The trip was supposed to start at 10 am as the team expected a hike of at least 8 hours that day. The amazing european coordination skill entered into play which led to an early 11:45 start. No need to mention that it was not germany’s fault! Also, the team was reduced to three after the famous Brexit. The brits preferred to isolate themselfs somewhere on an island (Steward’s Island).
The weather conditions were amazing, like a french spring with sun and great views. The path was climbing up on the mountain side and the landscape constantly changing. The more going up, the closer it was coming to a german spring. No need to mention that it was not much of the view left and no one stayed dry. Also it was getting darker and darker. One could feel that Sweden was getting closer.
At about 6 pm the highest point has been reached, however not the campsite. A difficult decision had to be taken. Either continue at least two hours to the official campsite. Stay the night in the emergency shelter (which is forbidden if it is not an emergency) and wake up at 5:30 am to avoid problems.

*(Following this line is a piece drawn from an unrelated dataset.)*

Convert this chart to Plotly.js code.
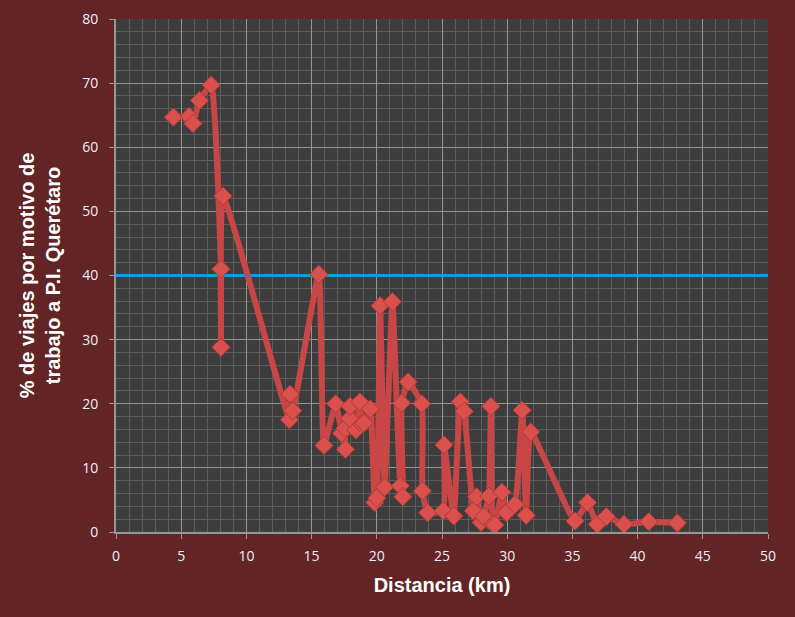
<!DOCTYPE html>
<html>
<head>
<meta charset="utf-8">
<script src="https://cdn.plot.ly/plotly-3.0.1.min.js"></script>
<style>html,body{margin:0;padding:0;background:#622424;}#chart{width:795px;height:617px;}</style>
</head>
<body>
<div id="chart"></div>
<script>
const distancia = [4.4, 5.6, 5.9, 6.4, 7.3, 8.05, 8.05, 8.2, 13.3, 13.35, 13.55, 15.55, 15.95, 16.85, 17.3, 17.6, 17.55, 17.9, 17.95, 18.4, 18.7, 18.85, 19.0, 19.5, 19.85, 20.0, 20.25, 20.6, 21.2, 21.8, 22.0, 21.9, 22.4, 23.45, 23.5, 23.9, 25.1, 25.15, 25.9, 26.4, 26.7, 27.4, 27.65, 28.0, 28.2, 28.6, 28.75, 28.9, 29.05, 29.6, 29.95, 30.6, 31.15, 31.45, 31.8, 35.2, 36.15, 36.9, 37.6, 38.95, 40.85, 43.05];
const porcentaje = [64.7, 64.8, 63.7, 67.3, 69.7, 41.0, 28.8, 52.4, 17.5, 21.5, 18.9, 40.2, 13.5, 20.0, 15.4, 12.9, 16.2, 17.7, 19.6, 15.9, 20.3, 16.8, 17.0, 19.2, 4.6, 5.3, 35.3, 7.0, 35.9, 7.2, 5.5, 20.1, 23.4, 20.0, 6.4, 3.0, 3.3, 13.6, 2.5, 20.3, 18.8, 3.3, 5.5, 1.5, 2.4, 5.6, 19.6, 1.2, 1.1, 6.2, 3.0, 4.3, 19.0, 2.6, 15.6, 1.7, 4.6, 1.2, 2.4, 1.2, 1.6, 1.4];
const umbralX = [0, 50];
const umbralY = [40, 40];
const xTicks = [0, 5, 10, 15, 20, 25, 30, 35, 40, 45, 50];
const yTicks = [0, 10, 20, 30, 40, 50, 60, 70, 80];

const tickFont = {family: 'Open Sans, Liberation Sans, Arial, sans-serif', size: 14, color: '#eeeefa'};
const xTitleFont = {family: 'Liberation Sans, Arial, sans-serif', size: 20, color: '#ffffff', weight: 'bold'};
const yTitleFont = {family: 'Liberation Sans, Arial, sans-serif', size: 20, color: '#ffffff', weight: 'bold'};

const traces = [
  {x: umbralX, y: umbralY, mode: 'lines', line: {color: '#0aa0e0', width: 3}, hoverinfo: 'skip', showlegend: false},
  {x: distancia, y: porcentaje, mode: 'lines+markers',
   line: {color: '#c84646', width: 6, shape: 'spline', smoothing: 0.4},
   marker: {symbol: 'diamond', size: 14, color: '#d9504d', line: {color: '#b03a38', width: 1}},
   showlegend: false}
];

const layout = {
  width: 795, height: 617,
  paper_bgcolor: '#622424',
  plot_bgcolor: '#3d3d3d',
  margin: {l: 116, r: 27, t: 19, b: 85},
  showlegend: false,
  xaxis: {
    range: [0, 50], tickvals: xTicks, ticktext: xTicks.map(String),
    showgrid: true, gridcolor: '#959595', gridwidth: 1,
    minor: {dtick: 1, showgrid: true, gridcolor: '#5c5c5c', gridwidth: 1},
    zeroline: false, showline: true, linecolor: '#959595', linewidth: 2,
    ticks: 'outside', ticklen: 5, tickcolor: '#959595',
    tickfont: tickFont, ticklabelstandoff: 5,
    title: {text: 'Distancia (km)', font: xTitleFont, standoff: 14}
  },
  yaxis: {
    range: [0, 80], tickvals: yTicks, ticktext: yTicks.map(String),
    showgrid: true, gridcolor: '#959595', gridwidth: 1,
    minor: {dtick: 2, showgrid: true, gridcolor: '#5c5c5c', gridwidth: 1},
    zeroline: false, showline: true, linecolor: '#959595', linewidth: 2,
    ticks: 'outside', ticklen: 5, tickcolor: '#959595',
    tickfont: tickFont, ticklabelstandoff: 8,
    title: {text: '% de viajes por motivo de<br>trabajo a P.I. Querétaro', font: yTitleFont, standoff: 16}
  }
};

Plotly.newPlot('chart', traces, layout, {displayModeBar: false, staticPlot: true});
</script>
</body>
</html>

Or go off track for about one kilometer in the unknown.
As a tradition Germany and France forced hand a bit and imposed austerity measures to the rest of europe who loves dry huts and proximity to bathrooms a bit too much. The squad of refugees plunged into a side valley in hope for a better futur. A small track was to be seen from time to time and after climbing a few natural fences led the 3 in the great green meadow which from far looked very confortable and promissing. The grass was lush and green, the location perfect and everything seamed almost like a dream.
However when stepping in the field it was like waking up by someone putting your feets in cold water: it was a swamp! Cutted through by many small rivers. After an adventurous crossing where France partially dropped Sweden in cold water the trio ended up spending the night somewhere in Lappland, waking up in the morning with tents covered with ice.
Luckily, when leaving lapland an anticyclone was bathing Europe from north to south in the best weather possible and the team could fully enjoy the great beauty of Fjordland.